The Alisitos arc, located in the western zone of the Jura-Cretaceous Peninsular Ranges of Baja California, is an island arc that was accreted to North America during the mid-Cretaceous. Geological, geophysical, and geochemical evidence distinguish the Alisitos arc from the surrounding continental-margin arc. The northern and eastern edges of the arc, which record sinistral transpression and orthogonal convergence, respectively, are characterized by a fold-thrust belt that developed during collision and marks the suture zone between the arc and adjacent continentally-derived units.

Our 3-D fabric/strain analyses of 50 lithic-rich volcanic rock samples in four corridors across the Alisitos arc quantify fabric/strain intensities that are between 0.08 (4% shortening in Z, where X>Y>Z) and 2.71 (88% shortening) and ellipsoid shapes that range from dominantly flattened to constrictional. Low fabric intensities most likely represent primary fabrics since penetrative ductile structures are absent. The fabric probably represents tectonic strain where shortening exceeds 20%. Here, the XY planes of strain ellipsoids parallel the regional NW-trending cleavage and X axes parallel moderate to steeply plunging mineral lineations.

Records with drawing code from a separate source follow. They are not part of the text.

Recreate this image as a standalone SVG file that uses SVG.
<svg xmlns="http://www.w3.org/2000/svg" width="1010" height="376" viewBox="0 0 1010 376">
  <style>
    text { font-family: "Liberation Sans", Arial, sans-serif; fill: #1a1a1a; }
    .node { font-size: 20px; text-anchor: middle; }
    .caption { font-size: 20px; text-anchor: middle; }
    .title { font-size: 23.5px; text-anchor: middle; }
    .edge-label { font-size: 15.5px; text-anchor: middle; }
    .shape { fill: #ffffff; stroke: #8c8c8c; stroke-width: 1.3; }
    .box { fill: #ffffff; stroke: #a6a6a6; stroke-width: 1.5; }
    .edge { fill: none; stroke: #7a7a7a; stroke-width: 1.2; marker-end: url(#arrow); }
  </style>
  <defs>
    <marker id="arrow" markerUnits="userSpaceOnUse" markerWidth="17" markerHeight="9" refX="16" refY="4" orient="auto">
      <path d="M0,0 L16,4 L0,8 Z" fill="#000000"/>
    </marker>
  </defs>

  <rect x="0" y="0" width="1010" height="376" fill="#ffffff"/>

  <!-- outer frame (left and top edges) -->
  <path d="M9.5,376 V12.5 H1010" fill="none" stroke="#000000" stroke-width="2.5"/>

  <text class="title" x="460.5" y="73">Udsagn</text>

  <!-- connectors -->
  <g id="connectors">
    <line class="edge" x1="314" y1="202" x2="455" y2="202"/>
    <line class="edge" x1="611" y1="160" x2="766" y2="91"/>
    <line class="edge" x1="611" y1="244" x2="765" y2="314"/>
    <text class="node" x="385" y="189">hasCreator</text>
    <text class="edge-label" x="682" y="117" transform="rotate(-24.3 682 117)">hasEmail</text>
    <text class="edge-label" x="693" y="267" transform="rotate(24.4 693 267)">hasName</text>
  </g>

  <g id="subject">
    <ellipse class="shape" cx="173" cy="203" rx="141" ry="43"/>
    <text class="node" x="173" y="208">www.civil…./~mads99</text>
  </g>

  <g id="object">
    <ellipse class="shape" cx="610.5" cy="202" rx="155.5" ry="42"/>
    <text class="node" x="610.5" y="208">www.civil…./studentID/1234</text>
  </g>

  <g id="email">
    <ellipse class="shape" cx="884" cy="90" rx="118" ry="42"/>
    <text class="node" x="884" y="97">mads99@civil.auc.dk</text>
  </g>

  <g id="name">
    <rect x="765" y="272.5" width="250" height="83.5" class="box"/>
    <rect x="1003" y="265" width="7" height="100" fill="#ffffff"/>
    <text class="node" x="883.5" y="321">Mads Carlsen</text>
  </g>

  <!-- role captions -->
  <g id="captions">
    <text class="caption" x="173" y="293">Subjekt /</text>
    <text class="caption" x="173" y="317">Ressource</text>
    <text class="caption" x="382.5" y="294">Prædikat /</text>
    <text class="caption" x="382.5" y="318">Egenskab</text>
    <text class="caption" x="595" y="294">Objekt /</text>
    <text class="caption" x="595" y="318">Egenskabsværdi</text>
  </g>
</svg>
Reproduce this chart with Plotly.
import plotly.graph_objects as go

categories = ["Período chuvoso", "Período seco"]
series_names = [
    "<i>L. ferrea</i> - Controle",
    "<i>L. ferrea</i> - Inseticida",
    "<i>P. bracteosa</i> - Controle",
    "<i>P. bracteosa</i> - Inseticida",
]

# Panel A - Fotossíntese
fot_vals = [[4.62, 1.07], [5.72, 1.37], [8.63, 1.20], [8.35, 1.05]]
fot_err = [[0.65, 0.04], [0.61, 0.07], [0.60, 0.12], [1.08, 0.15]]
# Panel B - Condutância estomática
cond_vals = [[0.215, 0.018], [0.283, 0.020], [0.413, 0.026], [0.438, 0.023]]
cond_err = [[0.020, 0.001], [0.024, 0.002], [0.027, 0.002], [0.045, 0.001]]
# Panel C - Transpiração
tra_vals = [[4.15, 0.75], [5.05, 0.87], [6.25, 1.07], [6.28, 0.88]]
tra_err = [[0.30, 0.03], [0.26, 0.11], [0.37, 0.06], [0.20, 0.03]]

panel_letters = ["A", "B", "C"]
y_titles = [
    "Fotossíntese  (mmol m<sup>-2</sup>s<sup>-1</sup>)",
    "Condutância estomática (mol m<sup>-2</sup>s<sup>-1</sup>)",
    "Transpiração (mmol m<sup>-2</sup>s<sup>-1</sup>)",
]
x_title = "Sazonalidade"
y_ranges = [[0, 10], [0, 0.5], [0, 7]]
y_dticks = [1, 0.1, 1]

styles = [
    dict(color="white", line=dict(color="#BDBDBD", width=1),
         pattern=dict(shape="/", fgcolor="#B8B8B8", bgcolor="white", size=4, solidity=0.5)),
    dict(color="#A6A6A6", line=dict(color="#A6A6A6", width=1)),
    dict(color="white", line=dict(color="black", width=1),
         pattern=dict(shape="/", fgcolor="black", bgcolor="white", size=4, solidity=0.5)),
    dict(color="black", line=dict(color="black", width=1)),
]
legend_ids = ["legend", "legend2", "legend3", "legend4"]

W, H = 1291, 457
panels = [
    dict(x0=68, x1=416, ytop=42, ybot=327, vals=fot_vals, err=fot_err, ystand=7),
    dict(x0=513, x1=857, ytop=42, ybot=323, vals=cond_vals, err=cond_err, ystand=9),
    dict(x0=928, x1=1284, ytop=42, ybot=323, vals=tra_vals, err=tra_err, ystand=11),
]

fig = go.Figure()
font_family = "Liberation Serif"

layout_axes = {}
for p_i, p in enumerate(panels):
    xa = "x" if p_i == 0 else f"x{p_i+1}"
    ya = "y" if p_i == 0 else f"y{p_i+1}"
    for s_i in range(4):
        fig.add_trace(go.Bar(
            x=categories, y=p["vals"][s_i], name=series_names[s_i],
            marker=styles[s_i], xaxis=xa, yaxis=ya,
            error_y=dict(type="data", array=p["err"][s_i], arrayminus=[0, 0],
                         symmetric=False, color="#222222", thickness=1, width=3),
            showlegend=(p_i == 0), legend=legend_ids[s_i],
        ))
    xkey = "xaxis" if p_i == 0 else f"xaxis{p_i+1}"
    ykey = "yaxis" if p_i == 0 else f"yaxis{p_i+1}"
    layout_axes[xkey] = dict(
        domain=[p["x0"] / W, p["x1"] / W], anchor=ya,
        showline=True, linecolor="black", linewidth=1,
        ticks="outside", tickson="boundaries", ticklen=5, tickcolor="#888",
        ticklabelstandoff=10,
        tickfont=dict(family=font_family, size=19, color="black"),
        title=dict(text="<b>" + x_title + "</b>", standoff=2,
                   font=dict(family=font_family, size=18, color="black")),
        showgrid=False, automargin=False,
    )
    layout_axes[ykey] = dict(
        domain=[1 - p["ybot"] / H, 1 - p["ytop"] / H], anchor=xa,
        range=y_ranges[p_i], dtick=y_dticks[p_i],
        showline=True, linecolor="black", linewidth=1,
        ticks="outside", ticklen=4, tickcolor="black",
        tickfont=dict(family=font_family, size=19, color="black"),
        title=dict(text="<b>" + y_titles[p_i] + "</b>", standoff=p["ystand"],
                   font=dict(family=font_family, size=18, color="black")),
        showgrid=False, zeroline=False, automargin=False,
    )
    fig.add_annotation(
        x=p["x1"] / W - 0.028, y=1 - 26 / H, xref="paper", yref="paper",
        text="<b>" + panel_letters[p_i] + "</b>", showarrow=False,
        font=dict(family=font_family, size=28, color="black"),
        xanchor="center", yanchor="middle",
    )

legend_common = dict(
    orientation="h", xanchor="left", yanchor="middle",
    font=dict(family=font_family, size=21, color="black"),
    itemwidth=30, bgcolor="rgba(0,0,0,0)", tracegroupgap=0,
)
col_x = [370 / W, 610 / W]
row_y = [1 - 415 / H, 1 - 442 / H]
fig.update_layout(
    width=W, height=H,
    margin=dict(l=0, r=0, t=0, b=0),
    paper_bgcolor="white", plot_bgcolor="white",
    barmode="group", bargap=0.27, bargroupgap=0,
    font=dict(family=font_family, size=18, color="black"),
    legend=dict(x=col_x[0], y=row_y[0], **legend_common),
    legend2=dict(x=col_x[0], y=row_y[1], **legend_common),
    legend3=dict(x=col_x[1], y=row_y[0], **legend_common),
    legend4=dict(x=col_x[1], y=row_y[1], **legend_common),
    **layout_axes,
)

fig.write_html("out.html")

These data provide evidence for a significant strain gradient and accumulation of ductile strain within the Alisitos arc. Fabric intensities are low along the west side of the arc, where strata are generally flat lying or openly folded. In contrast, finite ductile strain is focused within the fold-thrust belt along the northern and eastern edges of the arc and ranges from 40 to 90% shortening. A strong strain gradient and accumulation of ductile strain along the northern and eastern edges of the Alisitos arc support the collision model for the arc. Furthermore, we speculate that high tectonic strains may in part be responsible for the increase in crustal thickness on the east side of the arc. In detail strain in the arc is heterogeneous and varies significantly with location. Heterogeneous strain magnitudes and ellipsoid shapes may be the results of superposition of primary fabrics and tectonic strain or local effects, such as matrix-lithic ratios, proximity to intrusive bodies, folds, or shear zones.